▶ **WHAT YOU WILL DO**: Copy exactly, and only, the lines below from the first through the one containing "0.40, 0.31, 0.225]", both included; pictures are omitted.

>> Begin

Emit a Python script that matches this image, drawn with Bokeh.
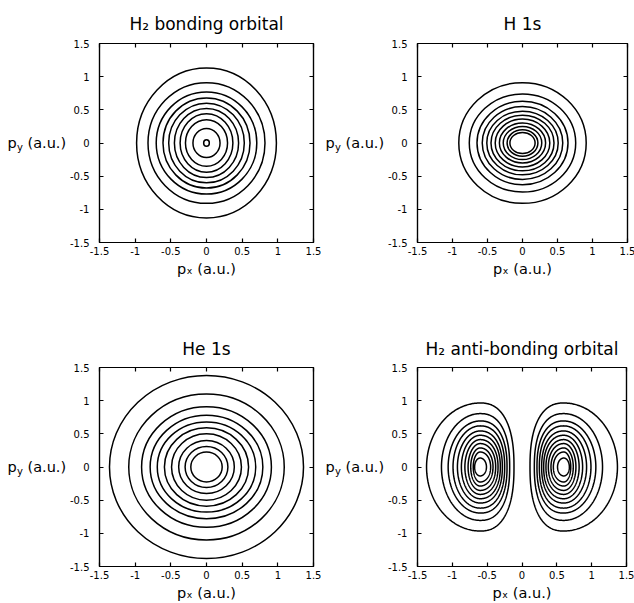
import numpy as np
from bokeh.plotting import figure
from bokeh.layouts import column, row
from bokeh.models import LinearAxis, FixedTicker, Title, Range1d
from bokeh.core.properties import value
from bokeh.embed import file_html
from bokeh.resources import INLINE

FONT = "DejaVu Sans"

# ---- data ----
tick_values = [-1.5, -1.0, -0.5, 0.0, 0.5, 1.0, 1.5]
tick_labels = ["-1.5", "-1", "-0.5", "0", "0.5", "1", "1.5"]

titles = ["H\u2082 bonding orbital", "H 1s", "He 1s", "H\u2082 anti-bonding orbital"]
x_label = "p\u2093 (a.u.)"
y_label_parts = ["p", "y", "(a.u.)"]

# H2 bonding orbital: contour half-widths (x) and half-heights (y)
h2b_rx = [0.98, 0.82, 0.705, 0.61, 0.53, 0.45, 0.37, 0.295, 0.19, 0.04]
h2b_ry = [1.13, 0.91, 0.77, 0.68, 0.60, 0.52, 0.44, 0.35, 0.22, 0.05]

# H 1s
h1s_rx = [0.91, 0.76, 0.65, 0.575, 0.51, 0.45, 0.39, 0.33, 0.275, 0.22, 0.18]
h1s_ry = [0.91, 0.74, 0.63, 0.55, 0.48, 0.42, 0.36, 0.30, 0.25, 0.20, 0.16]

# He 1s
he_rx = [1.36, 1.09, 0.91, 0.79, 0.69, 0.59, 0.49, 0.39, 0.30, 0.22]
he_ry = [1.38, 1.10, 0.91, 0.78, 0.68, 0.59, 0.50, 0.40, 0.31, 0.225]

# H2 anti-bonding orbital, right lobe (left lobe is its mirror image)
ab_peak = 0.6
ab_x_inner = [0.115, 0.177, 0.215, 0.249, 0.282, 0.311, 0.344, 0.378, 0.416, 0.45, 0.51]
ab_x_outer = [1.37, 1.156, 1.06, 0.99, 0.927, 0.87, 0.82, 0.774, 0.736, 0.70, 0.68]
ab_y_half = [0.965, 0.805, 0.694, 0.62, 0.543, 0.478, 0.413, 0.353, 0.287, 0.226, 0.135]

LINE_W = 1.5
FH = 199


def make_fig(title, fw=214, right=8, top=43, bottom=58, left=32, title_standoff=20):
    p = figure(frame_width=fw, frame_height=FH,
               x_range=Range1d(-1.5, 1.5), y_range=Range1d(-1.5, 1.5),
               output_backend="svg", toolbar_location=None,
               min_border_left=left, min_border_right=right,
               min_border_top=top, min_border_bottom=bottom,
               background_fill_color="white", border_fill_color="white")
    p.grid.visible = False
    p.outline_line_color = "black"
    p.outline_line_width = 1.2
    overrides = {v: s for v, s in zip(tick_values, tick_labels)}
    p.add_layout(LinearAxis(), "above")
    p.add_layout(LinearAxis(), "right")
    for ax in p.axis:
        ax.ticker = FixedTicker(ticks=tick_values)
        ax.major_label_overrides = overrides
        ax.axis_line_color = "black"
        ax.axis_line_width = 1.2
        ax.major_tick_in = 4
        ax.major_tick_out = 0
        ax.major_tick_line_width = 1.2
        ax.minor_tick_line_color = None
        ax.major_label_text_font = FONT
        ax.major_label_text_font_size = "10px"
        ax.major_label_text_color = "black"
    for ax in p.above + p.right:
        ax.major_label_text_color = None
        ax.major_label_standoff = 0
    xb = p.below[0]
    xb.major_label_standoff = 4
    xb.axis_label = x_label
    xb.axis_label_text_font = FONT
    xb.axis_label_text_font_size = "14.5px"
    xb.axis_label_text_font_style = "normal"
    xb.axis_label_text_color = "black"
    xb.axis_label_standoff = 3
    p.left[0].major_label_standoff = 10

    p.title = Title(text=title, align="center", text_font=FONT, text_font_size="17px",
                    text_font_style="normal", text_color="black", standoff=title_standoff)
    return p


def ylabel_fig(width, x0, top, bottom):
    q = figure(frame_width=width, frame_height=FH, x_range=Range1d(0, width), y_range=Range1d(-1.5, 1.5),
               output_backend="svg", toolbar_location=None,
               x_axis_location=None, y_axis_location=None,
               min_border_left=0, min_border_right=0,
               min_border_top=top, min_border_bottom=bottom,
               background_fill_color="white", border_fill_color="white")
    q.grid.visible = False
    q.outline_line_color = None
    q.text(x=[x0], y=[0], text=[y_label_parts[0]], text_font=value(FONT),
           text_font_size="14.5px", text_baseline="middle", text_color="black")
    q.text(x=[x0 + 9.5], y=[0], text=[y_label_parts[1]], text_font=value(FONT), y_offset=4,
           text_font_size="10px", text_baseline="middle", text_color="black")
    q.text(x=[x0 + 20], y=[0], text=[y_label_parts[2]], text_font=value(FONT),
           text_font_size="14.5px", text_baseline="middle", text_color="black")
    return q


def rings(p, rx, ry):
    n = len(rx)
    p.ellipse(x=[0.0] * n, y=[0.0] * n, width=[2 * r for r in rx], height=[2 * r for r in ry],
              fill_color=None, line_color="black", line_width=LINE_W)


def lobes(p):
    t = np.linspace(0, 2 * np.pi, 361)
    c, s = np.cos(t), np.sin(t)
    xs, ys = [], []
    n = len(ab_y_half)
    for i in range(n):
        a_out = ab_x_outer[i] - ab_peak
        a_in = ab_peak - ab_x_inner[i]
        e_in = 2.4 - 0.4 * i / (n - 1)
        b = ab_y_half[i]
        xr = np.where(c >= 0, ab_peak + a_out * c,
                      ab_peak - a_in * np.abs(c) ** (2 / e_in))
        yr = np.where(c >= 0, b * s, b * np.sign(s) * np.abs(s) ** (2 / e_in))
        xs.append(list(xr)); ys.append(list(yr))
        xs.append(list(-xr)); ys.append(list(yr))
    p.multi_line(xs=xs, ys=ys, line_color="black", line_width=LINE_W)


p1 = make_fig(titles[0])
rings(p1, h2b_rx, h2b_ry)
p2 = make_fig(titles[1], fw=210, right=9)
rings(p2, h1s_rx, h1s_ry)
p3 = make_fig(titles[2], top=67, bottom=37, title_standoff=17)
rings(p3, he_rx, he_ry)
p4 = make_fig(titles[3], fw=209, right=10, top=67, bottom=37, title_standoff=17)
lobes(p4)

layout = column(
    row(ylabel_fig(66, 7, 43, 58), p1, ylabel_fig(63, 4, 43, 58), p2),
    row(ylabel_fig(66, 7, 67, 37), p3, ylabel_fig(63, 4, 67, 37), p4),
)

open("out.html", "w").write(file_html(layout, INLINE))
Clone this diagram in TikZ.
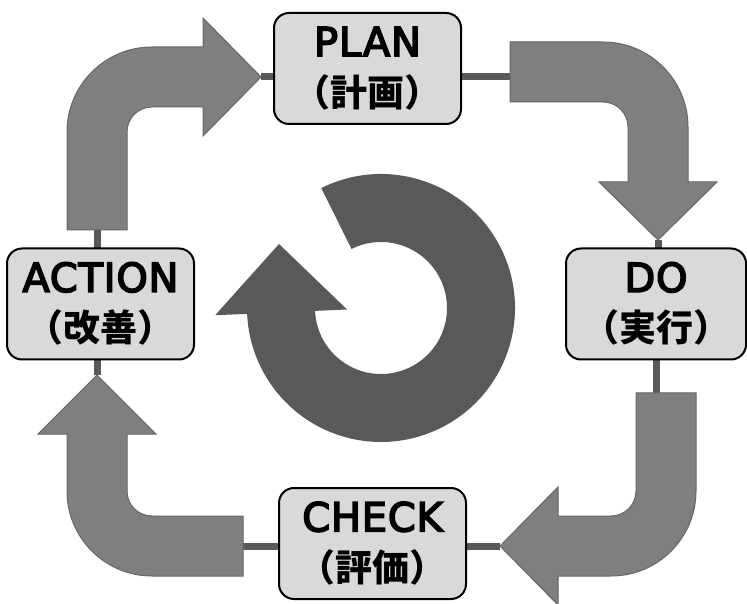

>> End

▶ **ANSWER TO THIS PROBLEM**:
Emit a Python script that matches this image, drawn with Bokeh.
import numpy as np
from bokeh.plotting import figure
from bokeh.layouts import column, row
from bokeh.models import LinearAxis, FixedTicker, Title, Range1d
from bokeh.core.properties import value
from bokeh.embed import file_html
from bokeh.resources import INLINE

FONT = "DejaVu Sans"

# ---- data ----
tick_values = [-1.5, -1.0, -0.5, 0.0, 0.5, 1.0, 1.5]
tick_labels = ["-1.5", "-1", "-0.5", "0", "0.5", "1", "1.5"]

titles = ["H\u2082 bonding orbital", "H 1s", "He 1s", "H\u2082 anti-bonding orbital"]
x_label = "p\u2093 (a.u.)"
y_label_parts = ["p", "y", "(a.u.)"]

# H2 bonding orbital: contour half-widths (x) and half-heights (y)
h2b_rx = [0.98, 0.82, 0.705, 0.61, 0.53, 0.45, 0.37, 0.295, 0.19, 0.04]
h2b_ry = [1.13, 0.91, 0.77, 0.68, 0.60, 0.52, 0.44, 0.35, 0.22, 0.05]

# H 1s
h1s_rx = [0.91, 0.76, 0.65, 0.575, 0.51, 0.45, 0.39, 0.33, 0.275, 0.22, 0.18]
h1s_ry = [0.91, 0.74, 0.63, 0.55, 0.48, 0.42, 0.36, 0.30, 0.25, 0.20, 0.16]

# He 1s
he_rx = [1.36, 1.09, 0.91, 0.79, 0.69, 0.59, 0.49, 0.39, 0.30, 0.22]
he_ry = [1.38, 1.10, 0.91, 0.78, 0.68, 0.59, 0.50, 0.40, 0.31, 0.225]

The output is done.